Peng Zhang*, Zhiling Guo, Sami Ullah, Georgia Melagraki, Afantitis Antreas, Iseult Lynch. Nanotechnology and Artificial Intelligence to Enable Sustainable and Precision Agriculture. Nature Plants 2021, 7, 864-876. https://www.nature.com/articles/s41477-021-00946-6
Zhiling Guo*, Peng Zhang*, Andrew J Chetwynd, Swaroop Chaborty, Christopher stark, Fazel Abdolahpur Monikh, Rachel Smith, Sandra Wilson, Iseult Lynch, Eugenia Valsami-Jones*. Biotransformation modulates the penetration of metallic nanomaterials across the blood brain barrier. Proc. Natl. Acad. Sci. U.S.A 2021, 118, e2105245118. (Front Cover) https://www.pnas.org/doi/10.1073/pnas.2105245118
Peng Zhang*, Superb Misra, Zhiling Guo, Mark Rehkämper, Eugenia Valsami-Jones. Stable isotope labelling of metal/metal oxide nanomaterials for environmental and biological tracing. Nature Protocols2019, 14, 2878-2899. https://www.nature.com/articles/s41596-019-0205-z
Peng Zhang*, Zhiling Guo, Fazel Abdolahpur Monikh, Iseult Lynch, Eugenia Valsami-Jones, Zhiyong Zhang. Growing Rice (Oryza sativa) Aerobically Reduces Phytotoxicity, Uptake, and Transformation of CeO₂ Nanoparticles. Environmental Science & Technology 2021, 55, 8654-8664. https://pubs.acs.org/doi/10.1021/acs.est.0c08813
Yaoyao Wang^#, Peng Zhang^#,*, Mingshu Li, Zhiling Guo, Sami Ullah, Yukui Rui*, Iseult Lynch. Alleviation of Nitrogen Stress in Rice (Oryza sativa) by ceria nanoparticles. Environmental Science: Nano2020, 7, 2930-2940.(Front cover, HOT article) https://doi.org/10.1039/D0EN00757A

FRIAS Project

Nano-enabled Strategies to Enhance Plant Tolerance to Climate Stress (NanoEnPlant)
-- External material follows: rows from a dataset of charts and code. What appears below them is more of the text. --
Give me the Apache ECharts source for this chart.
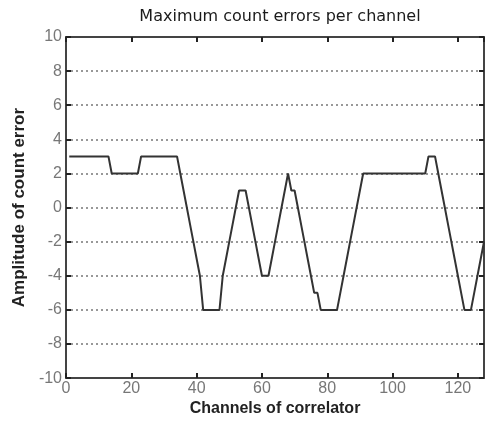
<!DOCTYPE html>
<html><head><meta charset="utf-8">
<script src="https://cdn.jsdelivr.net/npm/echarts@6/dist/echarts.min.js"></script>
<style>html,body{margin:0;padding:0;background:#fff}#c{width:486px;height:422px}</style>
</head><body><div id="c"></div>
<script>
const channels = [];
for (let i = 1; i <= 128; i++) channels.push(i);
const errors = [
  3,3,3,3,3,3,3,3,3,3,3,3,3,          // 1-13
  2,2,2,2,2,2,2,2,2,                  // 14-22
  3,3,3,3,3,3,3,3,3,3,3,3,            // 23-34
  2,1,0,-1,-2,-3,-4,-6,               // 35-42
  -6,-6,-6,-6,-6,                     // 43-47
  -4,-3,-2,-1,0,1,1,1,                // 48-55
  0,-1,-2,-3,-4,-4,-4,                // 56-62
  -3,-2,-1,0,1,2,1,1,                 // 63-70
  0,-1,-2,-3,-4,-5,-5,-6,             // 71-78
  -6,-6,-6,-6,-6,                     // 79-83
  -5,-4,-3,-2,-1,0,1,2,               // 84-91
  2,2,2,2,2,2,2,2,2,2,2,2,2,2,2,2,2,2,2, // 92-110
  3,3,3,2,1,0,-1,-2,-3,-4,-5,-6,      // 111-122
  -6,-6,-5,-4,-3,-2                   // 123-128
];
const xTicks = [0,20,40,60,80,100,120];
const yTicks = [-10,-8,-6,-4,-2,0,2,4,6,8,10];

const chart = echarts.init(document.getElementById('c'));
const axisLine = {show:true, onZero:false, lineStyle:{color:'#444', width:2}};
const tick = {show:true, inside:true, length:5, lineStyle:{color:'#222', width:2}};
const lblFont = {color:'#777', fontSize:16, fontFamily:'Liberation Sans, Arial, sans-serif'};
chart.setOption({
  animation:false,
  title:{text:'Maximum count errors per channel', left:275, top:4, textAlign:'center',
    textStyle:{fontSize:16, fontWeight:'normal', color:'#1a1a1a', fontFamily:'DejaVu Sans, sans-serif'}},
  grid:{left:66, right:2, top:37, bottom:41},
  xAxis:[{type:'value', min:0, max:128, interval:20, position:'bottom',
    axisLine, axisTick:tick, splitLine:{show:false},
    axisLabel:Object.assign({showMaxLabel:false, margin:2}, lblFont),
    name:'Channels of correlator', nameLocation:'middle', nameGap:21,
    nameTextStyle:{fontSize:16, fontWeight:'bold', color:'#222', fontFamily:'Liberation Sans, Arial, sans-serif'}},
    {type:'value', min:0, max:128, interval:20, position:'top',
    axisLine, axisTick:tick, axisLabel:{show:false}, splitLine:{show:false}}],
  yAxis:[{type:'value', min:-10, max:10, interval:2, position:'left',
    axisLine, axisTick:tick, axisLabel:Object.assign({margin:4}, lblFont),
    splitLine:{show:true, lineStyle:{color:'#777', type:[2,3], width:1.5}},
    name:'Amplitude of count error', nameLocation:'middle', nameGap:30,
    nameTextStyle:{fontSize:17, fontWeight:'bold', color:'#222', fontFamily:'Liberation Sans, Arial, sans-serif'}},
    {type:'value', min:-10, max:10, interval:2, position:'right',
    axisLine, axisTick:tick, axisLabel:{show:false}, splitLine:{show:false}}],
  series:[{type:'line', data:channels.map((c,i)=>[c, errors[i]]), symbol:'none',
    lineStyle:{color:'#333', width:2}}]
});
</script></body></html>
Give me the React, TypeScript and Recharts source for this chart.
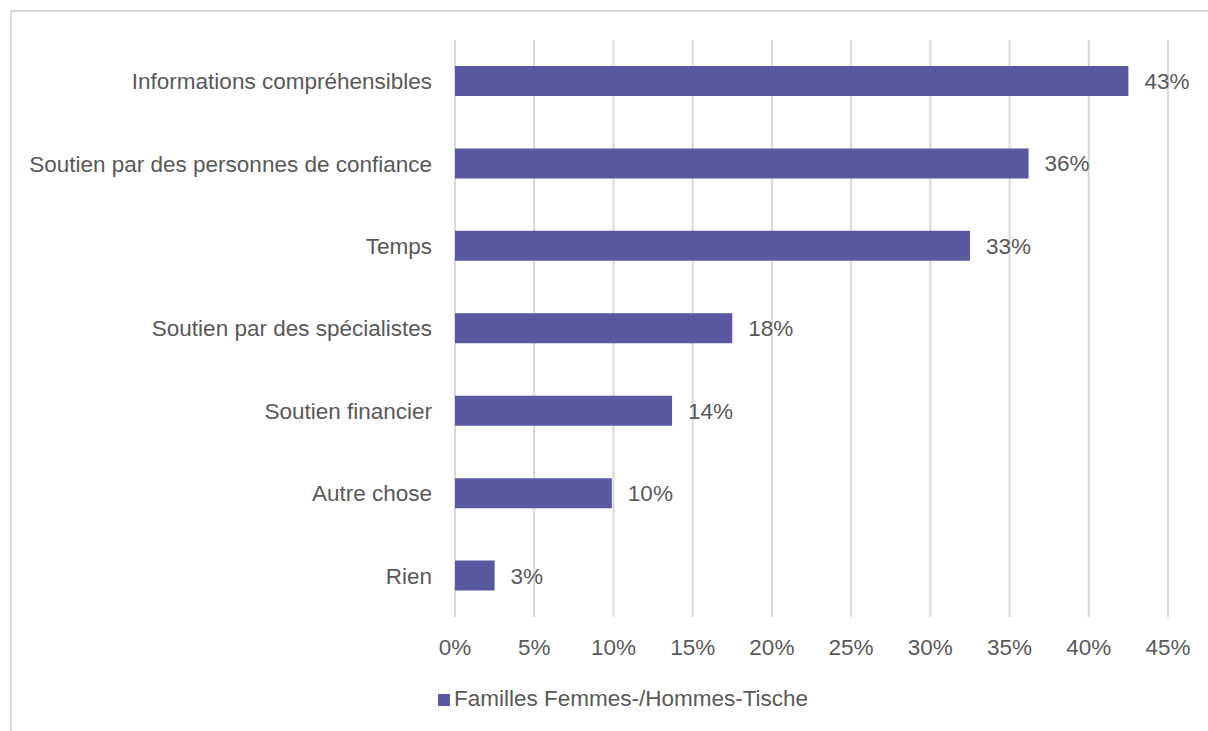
import React from 'react';
import { BarChart, Bar, XAxis, YAxis, CartesianGrid, Legend, LabelList } from 'recharts';

const categories = [
  'Informations compréhensibles',
  'Soutien par des personnes de confiance',
  'Temps',
  'Soutien par des spécialistes',
  'Soutien financier',
  'Autre chose',
  'Rien',
];
const values = [42.5, 36.2, 32.5, 17.5, 13.7, 9.9, 2.5];
const seriesName = 'Familles Femmes-/Hommes-Tische';
const xTicks = [0, 5, 10, 15, 20, 25, 30, 35, 40, 45];

const data = categories.map((name, i) => ({ name, value: values[i] }));

const FONT = '"Liberation Sans", Arial, sans-serif';
const TEXT = '#595959';
const SIZE = 22.5;

const App: React.FC = () => {
  return (
    <div style={{ position: 'absolute', left: 0, top: 0, width: 1208, height: 731, overflow: 'hidden', background: '#fff', fontFamily: FONT }}>
      <div style={{ position: 'absolute', left: 10, top: 10, width: 1230, height: 760, border: '2px solid #d9d9d9' }} />
      <BarChart
        layout="vertical"
        width={1208}
        height={731}
        data={data}
        margin={{ top: 40, right: 40, bottom: 34, left: 0 }}
        barSize={30}
      >
        <CartesianGrid horizontal={false} stroke="#d9d9d9" strokeWidth={2} />
        <XAxis
          type="number"
          domain={[0, 45]}
          ticks={xTicks}
          tickFormatter={(v: number) => `${v}%`}
          axisLine={false}
          tickLine={false}
          tickMargin={16}
          height={50}
          tick={{ fill: TEXT, fontSize: SIZE, fontFamily: FONT }}
        />
        <YAxis
          type="category"
          dataKey="name"
          width={455}
          axisLine={false}
          tickLine={false}
          tickMargin={17}
          tick={{ fill: TEXT, fontSize: SIZE, fontFamily: FONT }}
        />
        <Legend
          iconType="square"
          iconSize={12}
          wrapperStyle={{ top: 686, left: 40, width: 1176, height: 30, fontSize: SIZE, fontFamily: FONT }}
          formatter={(v: string) => <span style={{ color: TEXT }}>{v}</span>}
        />
        <Bar dataKey="value" name={seriesName} fill="#5A58A0" isAnimationActive={false}>
          <LabelList
            dataKey="value"
            position="right"
            offset={16}
            formatter={(v: number) => `${Math.round(v)}%`}
            style={{ fill: TEXT, fontSize: SIZE, fontFamily: FONT }}
          />
        </Bar>
      </BarChart>
    </div>
  );
};

export default App;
Crop yield is mainly influenced by stresses caused by climatic factors, agronomic factors, pests and nutrient availability in the soil. Developing tolerant cultivars using genetic manipulation is the most important strategy currently to cope with these stresses; however, the overall progress is slow and complete success is not yet achieved due to the difficulty in identifying key genetic determinants of stress tolerance. A complementary approach is the use of nanotechnology to promote plant growth by mitigating stress-induced signalling pathways, and thus increase crop yields, although its full potential has not yet been discovered and the underlying mechanisms by which NMs enhance plant growth, provide resistance to pathogens and more are not yet fully understood which hampers its progress and widespread adoption. The vision of Project NanoEnPlant is to find new, simple, and robust strategies to enhance plant tolerance to stress using nano-enabled approaches, and to elaborate the chemical and biological fundamentals (mechanisms) underpinning the plant responses to the nanomaterials in order to ensure regulatory and consumer confidence.